§ EXERCISE PROMPT
Starting at the line that contains "Emit a Python" and stopping at the line that contains "fig = go.Figure()", transcribe every line of the material below exactly; pictures stay out.

(Stored items from a collection)
## BEGIN

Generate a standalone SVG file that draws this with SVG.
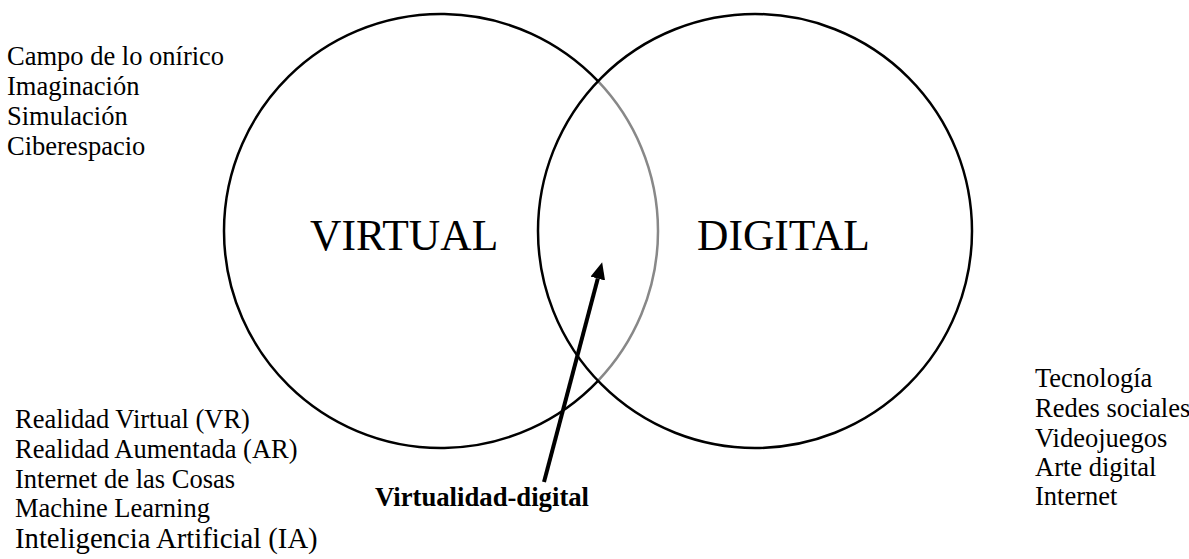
<svg xmlns="http://www.w3.org/2000/svg" width="1189" height="559" viewBox="0 0 1189 559">
  <style>
    .ring { fill: none; stroke: #000; stroke-width: 2.5; }
    .ring-inner { fill: none; stroke: #888; stroke-width: 2.5; }
    text { font-family: 'Liberation Serif', 'DejaVu Serif', serif; fill: #000; }
    .list { font-size: 26.5px; }
    .big { font-size: 43.5px; }
    .tag { font-size: 26.7px; font-weight: bold; }
    .pointer { stroke: #000; stroke-width: 4; fill: none; }
  </style>
  <defs>
    <marker id="head" markerUnits="userSpaceOnUse" markerWidth="18" markerHeight="16" viewBox="0 0 18 16" refX="0" refY="7.5" orient="auto">
      <path d="M0,0 L17,7.5 L0,15 z" fill="#000"/>
    </marker>
  </defs>

  <rect width="1189" height="559" fill="#fff"/>

  <!-- VIRTUAL set: outer arc black, the part inside DIGITAL in grey -->
  <g id="virtual">
    <path class="ring" d="M598,81.2 A217,217 0 1,0 598,380.8"/>
    <path class="ring-inner" d="M598,81.2 A217,217 0 0,1 598,380.8"/>
    <text class="big" x="310" y="250">VIRTUAL</text>
  </g>

  <!-- DIGITAL set -->
  <g id="digital">
    <circle class="ring" cx="755" cy="231" r="217"/>
    <text class="big" x="697" y="250">DIGITAL</text>
  </g>

  <g id="virtual-concepts">
    <text class="list" x="7" y="65">Campo de lo onírico</text>
    <text class="list" x="7" y="95">Imaginación</text>
    <text class="list" x="7" y="125">Simulación</text>
    <text class="list" x="7" y="155">Ciberespacio</text>
  </g>

  <g id="virtual-digital-tech">
    <text class="list" x="15" y="428">Realidad Virtual (VR)</text>
    <text class="list" x="15" y="458">Realidad Aumentada (AR)</text>
    <text class="list" x="15" y="488">Internet de las Cosas</text>
    <text class="list" x="15" y="517">Machine Learning</text>
    <text class="list" x="15" y="548" style="font-size:28.7px">Inteligencia Artificial (IA)</text>
  </g>

  <g id="digital-concepts">
    <text class="list" x="1035" y="387">Tecnología</text>
    <text class="list" x="1035" y="417">Redes sociales</text>
    <text class="list" x="1035" y="447">Videojuegos</text>
    <text class="list" x="1035" y="476">Arte digital</text>
    <text class="list" x="1035" y="505">Internet</text>
  </g>

  <g id="intersection-label">
    <text class="tag" x="375" y="506">Virtualidad-digital</text>
  </g>

  <g id="connectors">
    <line class="pointer" x1="544" y1="482" x2="597.8" y2="278.6" marker-end="url(#head)"/>
  </g>
</svg>
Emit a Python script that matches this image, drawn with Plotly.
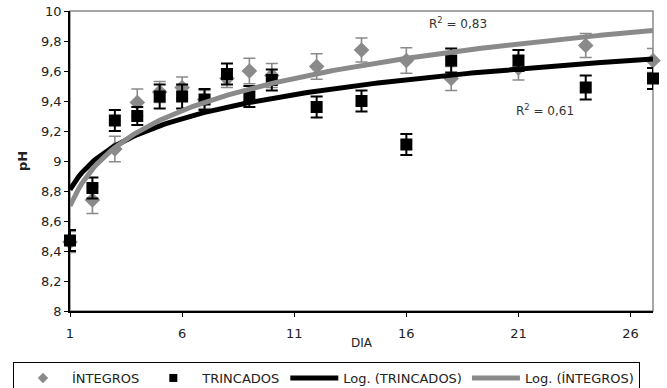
import numpy as np
import plotly.graph_objects as go

# ---- data ----
days = [1, 2, 3, 4, 5, 6, 7, 8, 9, 10, 12, 14, 16, 18, 21, 24, 27]
trincados = [8.47, 8.82, 9.27, 9.30, 9.43, 9.43, 9.41, 9.58, 9.43, 9.54,
             9.36, 9.40, 9.11, 9.67, 9.67, 9.49, 9.55]
trincados_err = [0.07, 0.07, 0.07, 0.06, 0.08, 0.08, 0.07, 0.07, 0.07, 0.07,
                 0.07, 0.07, 0.07, 0.08, 0.07, 0.08, 0.07]
integros = [8.46, 8.74, 9.08, 9.39, 9.46, 9.49, 9.41, 9.55, 9.60, 9.57,
            9.63, 9.74, 9.67, 9.55, 9.62, 9.77, 9.67]
integros_err = [0.07, 0.09, 0.085, 0.09, 0.07, 0.07, 0.06, 0.06, 0.085, 0.08,
                0.085, 0.08, 0.085, 0.08, 0.08, 0.08, 0.08]

# logarithmic trend lines (y = a*ln(x) + b)
log_trincados_a, log_trincados_b = 0.264, 8.81
log_integros_a, log_integros_b = 0.355, 8.70
r2_trincados = "0,61"
r2_integros = "0,83"

x_tickvals = [1, 6, 11, 16, 21, 26]
y_tickvals = [8, 8.2, 8.4, 8.6, 8.8, 9, 9.2, 9.4, 9.6, 9.8, 10]
y_ticktext = ["8", "8,2", "8,4", "8,6", "8,8", "9", "9,2", "9,4", "9,6", "9,8", "10"]

GREY = "#8a8a8a"
FONT = "DejaVu Sans"

trend_x = np.linspace(1, 27, 200)

fig = go.Figure()

fig.add_trace(go.Scatter(
    x=days, y=integros, mode="markers", name="ÍNTEGROS", showlegend=False,
    marker=dict(symbol="diamond", size=12, color=GREY),
    error_y=dict(type="data", array=integros_err, color=GREY, thickness=1.6, width=6),
    cliponaxis=False,
))
fig.add_trace(go.Scatter(
    x=days, y=trincados, mode="markers", name="TRINCADOS", showlegend=False,
    marker=dict(symbol="square", size=12, color="black"),
    error_y=dict(type="data", array=trincados_err, color="black", thickness=2, width=6),
    cliponaxis=False,
))
fig.add_trace(go.Scatter(
    x=trend_x, y=log_trincados_a * np.log(trend_x) + log_trincados_b,
    mode="lines", name="Log. (TRINCADOS)", showlegend=False,
    line=dict(color="black", width=5), cliponaxis=False,
))
fig.add_trace(go.Scatter(
    x=trend_x, y=log_integros_a * np.log(trend_x) + log_integros_b,
    mode="lines", name="Log. (ÍNTEGROS)", showlegend=False,
    line=dict(color=GREY, width=5), cliponaxis=False,
))

# legend-only entries (smaller symbols, as in the reference legend)
fig.add_trace(go.Scatter(x=[None], y=[None], mode="markers", name="ÍNTEGROS",
                         marker=dict(symbol="diamond", size=8, color=GREY)))
fig.add_trace(go.Scatter(x=[None], y=[None], mode="markers", name="TRINCADOS",
                         marker=dict(symbol="square", size=8, color="black")))
fig.add_trace(go.Scatter(x=[None], y=[None], mode="lines", name="Log. (TRINCADOS)",
                         line=dict(color="black", width=5)))
fig.add_trace(go.Scatter(x=[None], y=[None], mode="lines", name="Log. (ÍNTEGROS)",
                         line=dict(color=GREY, width=5)))

# plot-area frame (grey top/right)
fig.add_shape(type="rect", xref="x domain", yref="y domain", x0=0, x1=1, y0=0, y1=1,
              line=dict(color=GREY, width=1.5), layer="below")

fig.add_annotation(x=18.3, y=9.92, text=f"R<sup>2</sup> = {r2_integros}", showarrow=False,
                   font=dict(family=FONT, size=12, color="#333"))
fig.add_annotation(x=22.2, y=9.34, text=f"R<sup>2</sup> = {r2_trincados}", showarrow=False,
                   font=dict(family=FONT, size=12, color="#333"))
fig.add_annotation(xref="paper", yref="paper", x=0.5, y=-0.105, text="DIA", showarrow=False,
                   yanchor="middle", font=dict(family=FONT, size=12, color="#222"))

fig.update_layout(
    width=667, height=388,
    margin=dict(l=70, r=14, t=11, b=77, autoexpand=False),
    paper_bgcolor="white", plot_bgcolor="white",
    font=dict(family=FONT, size=12, color="#222"),
    showlegend=True,
    legend=dict(orientation="h", xref="paper", yref="paper",
                x=(13 - 70) / 583, xanchor="left", y=(311 - 362) / 300, yanchor="top",
                bordercolor="black", borderwidth=1, font=dict(family=FONT, size=13),
                itemwidth=48, tracegroupgap=0),
    xaxis=dict(range=[1, 27], tickvals=x_tickvals, showgrid=False, zeroline=False,
               showline=True, linecolor="black", linewidth=1.5, ticks="outside",
               ticklen=4, tickcolor="black", ticklabelstandoff=6,
               tickfont=dict(size=13, color="#222")),
    yaxis=dict(range=[8, 10], tickvals=y_tickvals, ticktext=y_ticktext, showgrid=False,
               zeroline=False, showline=True, linecolor="black", linewidth=1.5,
               ticks="outside", ticklen=4, tickcolor="black",
               tickfont=dict(size=13, color="#222"),
               title=dict(text="<b>pH</b>", font=dict(size=13), standoff=10)),
)

fig.write_html("out.html")
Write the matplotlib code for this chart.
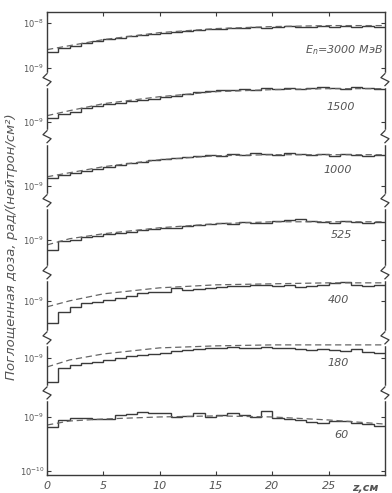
import numpy as np
import matplotlib
matplotlib.use("Agg")
from matplotlib import pyplot as plt

# depth bins, cm
edges = np.arange(0, 31, 1)
z_dash = [0, 2, 5, 10, 15, 20, 25, 30]

energies = ["3000", "1500", "1000", "525", "400", "180", "60"]

# absorbed dose per bin, units of 10^-9 rad/(neutron/cm^2)
dose_3000 = [2.09, 2.51, 2.75, 3.16, 3.47, 3.80, 3.98, 4.37, 4.57, 4.79,
             5.01, 5.25, 5.50, 5.75, 6.03, 6.03, 6.31, 6.31, 6.61, 6.31,
             6.61, 6.92, 6.61, 6.61, 6.92, 6.61, 6.92, 6.61, 6.92, 6.61]
dose_1500 = [1.20, 1.45, 1.58, 1.91, 2.09, 2.29, 2.40, 2.63, 2.75, 2.88,
             3.16, 3.31, 3.63, 3.98, 4.17, 4.37, 4.37, 4.57, 4.37, 4.79,
             4.57, 4.79, 4.57, 4.79, 5.01, 4.79, 4.57, 5.01, 4.79, 4.57]
dose_1000 = [1.45, 1.66, 1.82, 2.00, 2.19, 2.40, 2.63, 2.88, 3.02, 3.31,
             3.47, 3.63, 3.80, 3.98, 4.17, 3.98, 4.37, 4.17, 4.57, 4.37,
             4.17, 4.57, 4.37, 4.17, 4.37, 3.98, 4.37, 4.17, 3.98, 4.17]
dose_525 = [0.63, 0.955, 1.00, 1.15, 1.20, 1.32, 1.38, 1.45, 1.58, 1.66,
            1.74, 1.74, 1.91, 2.00, 2.09, 2.19, 2.09, 2.29, 2.19, 2.19,
            2.40, 2.51, 2.63, 2.40, 2.29, 2.19, 2.40, 2.29, 2.19, 2.29]
dose_400 = [0.363, 0.603, 0.759, 0.912, 0.955, 1.047, 1.148, 1.259, 1.445, 1.514,
            1.514, 1.820, 1.660, 1.738, 1.820, 1.905, 1.995, 1.995, 2.089, 2.089,
            1.995, 2.089, 1.905, 1.995, 2.089, 2.291, 2.399, 2.089, 1.995, 2.089]
dose_180 = [0.331, 0.631, 0.724, 0.794, 0.832, 0.912, 1.000, 1.096, 1.148, 1.202,
            1.259, 1.380, 1.445, 1.514, 1.585, 1.585, 1.660, 1.585, 1.585, 1.660,
            1.585, 1.585, 1.514, 1.445, 1.514, 1.445, 1.380, 1.514, 1.318, 1.259]
dose_60 = [0.631, 0.871, 0.955, 0.955, 0.912, 0.912, 1.096, 1.148, 1.259, 1.202,
           1.202, 1.000, 1.047, 1.202, 1.000, 1.096, 1.202, 1.096, 1.000, 1.318,
           0.955, 0.912, 0.871, 0.794, 0.759, 0.832, 0.832, 0.759, 0.724, 0.661]

# calculated curves (dashed)
calc_3000 = [2.29, 2.75, 3.63, 5.01, 6.03, 6.61, 6.92, 6.92]
calc_1500 = [1.32, 1.66, 2.29, 3.16, 3.98, 4.37, 4.57, 4.57]
calc_1000 = [1.51, 1.82, 2.40, 3.31, 3.98, 4.17, 4.17, 4.17]
calc_525 = [0.79, 1.05, 1.32, 1.74, 2.09, 2.29, 2.29, 2.29]
calc_400 = [0.76, 1.00, 1.38, 1.82, 2.09, 2.19, 2.29, 2.29]
calc_180 = [0.66, 0.91, 1.20, 1.585, 1.74, 1.82, 1.82, 1.82]
calc_60 = [0.69, 0.83, 0.91, 1.00, 1.05, 1.00, 0.87, 0.72]

measured = [dose_3000, dose_1500, dose_1000, dose_525, dose_400, dose_180, dose_60]
calculated = [calc_3000, calc_1500, calc_1000, calc_525, calc_400, calc_180, calc_60]

# vertical offset of each panel (in decades) on the stacked axis
shift = [8.14, 7.06, 5.78, 4.70, 3.48, 2.34, 1.16]
breaks = [7.90, 6.76, 5.48, 4.04, 2.74, 1.64]

ink = "#3a3a3a"
txt = "#555555"

fig = plt.figure(figsize=(3.92, 4.93), dpi=100)
ax = fig.add_axes([0.12, 0.0365, 0.862, 0.94])

for i in range(len(energies)):
    y = np.log10(measured[i]) + shift[i]
    ax.stairs(y, edges, color=ink, lw=1.0, baseline=None)
    yc = np.log10(calculated[i]) + shift[i]
    ax.plot(z_dash, yc, color="#666666", lw=0.9, ls=(0, (5, 3)))

ax.set_xlim(0, 30)
ax.set_ylim(0.0, 9.26)

ax.set_xticks([0, 5, 10, 15, 20, 25])
ax.set_xticklabels(["0", "5", "10", "15", "20", "25"], fontstyle="italic",
                   color=txt, fontsize=8)
ax.text(28.3, -0.15, "z,см", ha="center", va="top", fontstyle="italic",
        color=txt, fontsize=8, fontweight="bold")

yt = [shift[0] + 0.9] + shift + [shift[-1] - 1.08]
ylab = ["$10^{-8}$"] + ["$10^{-9}$"] * len(shift) + ["$10^{-10}$"]
ax.set_yticks(yt)
ax.set_yticklabels(ylab, fontstyle="italic", color=txt, fontsize=6)
ax.tick_params(direction="in", top=True, right=True, length=3, color=ink, pad=2)
ax.tick_params(axis="x", pad=4)

for s in ax.spines.values():
    s.set_color(ink)
    s.set_linewidth(1.0)

# axis breaks on both vertical spines
tr = ax.get_yaxis_transform()
for b in breaks:
    for x0 in (0.0, 1.0):
        ax.plot([x0, x0], [b - 0.12, b + 0.12], color="white", lw=2.5,
                transform=tr, clip_on=False, zorder=4)
        ax.plot([x0, x0 + 0.012, x0 - 0.012, x0],
                [b - 0.12, b - 0.04, b + 0.04, b + 0.12],
                color=ink, lw=0.9, transform=tr, clip_on=False, zorder=5)

labels = ["$E_n$=3000 МэВ", "1500", "1000", "525", "400", "180", "60"]
lab_x = [29.8, 27.3, 27.1, 27.1, 26.8, 26.8, 26.8]
lab_y = [8.50, 7.36, 6.10, 4.80, 3.50, 2.24, 0.80]
for i, lab in enumerate(labels):
    ax.text(lab_x[i], lab_y[i], lab, ha="right", va="center",
            fontstyle="italic", color=txt, fontsize=8)

fig.text(0.03, 0.50, "Поглощенная доза, рад/(нейтрон/см²)", rotation=90,
         ha="center", va="center", fontstyle="italic", color=txt, fontsize=9.5)

fig.savefig("out.png", dpi=100, facecolor="white")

## END

§ COMPLETE RESPONSE
Emit a Python script that matches this image, drawn with Plotly.
import numpy as np
import plotly.graph_objects as go

# ---- data ----
days = [1, 2, 3, 4, 5, 6, 7, 8, 9, 10, 12, 14, 16, 18, 21, 24, 27]
trincados = [8.47, 8.82, 9.27, 9.30, 9.43, 9.43, 9.41, 9.58, 9.43, 9.54,
             9.36, 9.40, 9.11, 9.67, 9.67, 9.49, 9.55]
trincados_err = [0.07, 0.07, 0.07, 0.06, 0.08, 0.08, 0.07, 0.07, 0.07, 0.07,
                 0.07, 0.07, 0.07, 0.08, 0.07, 0.08, 0.07]
integros = [8.46, 8.74, 9.08, 9.39, 9.46, 9.49, 9.41, 9.55, 9.60, 9.57,
            9.63, 9.74, 9.67, 9.55, 9.62, 9.77, 9.67]
integros_err = [0.07, 0.09, 0.085, 0.09, 0.07, 0.07, 0.06, 0.06, 0.085, 0.08,
                0.085, 0.08, 0.085, 0.08, 0.08, 0.08, 0.08]

# logarithmic trend lines (y = a*ln(x) + b)
log_trincados_a, log_trincados_b = 0.264, 8.81
log_integros_a, log_integros_b = 0.355, 8.70
r2_trincados = "0,61"
r2_integros = "0,83"

x_tickvals = [1, 6, 11, 16, 21, 26]
y_tickvals = [8, 8.2, 8.4, 8.6, 8.8, 9, 9.2, 9.4, 9.6, 9.8, 10]
y_ticktext = ["8", "8,2", "8,4", "8,6", "8,8", "9", "9,2", "9,4", "9,6", "9,8", "10"]

GREY = "#8a8a8a"
FONT = "DejaVu Sans"

trend_x = np.linspace(1, 27, 200)

fig = go.Figure()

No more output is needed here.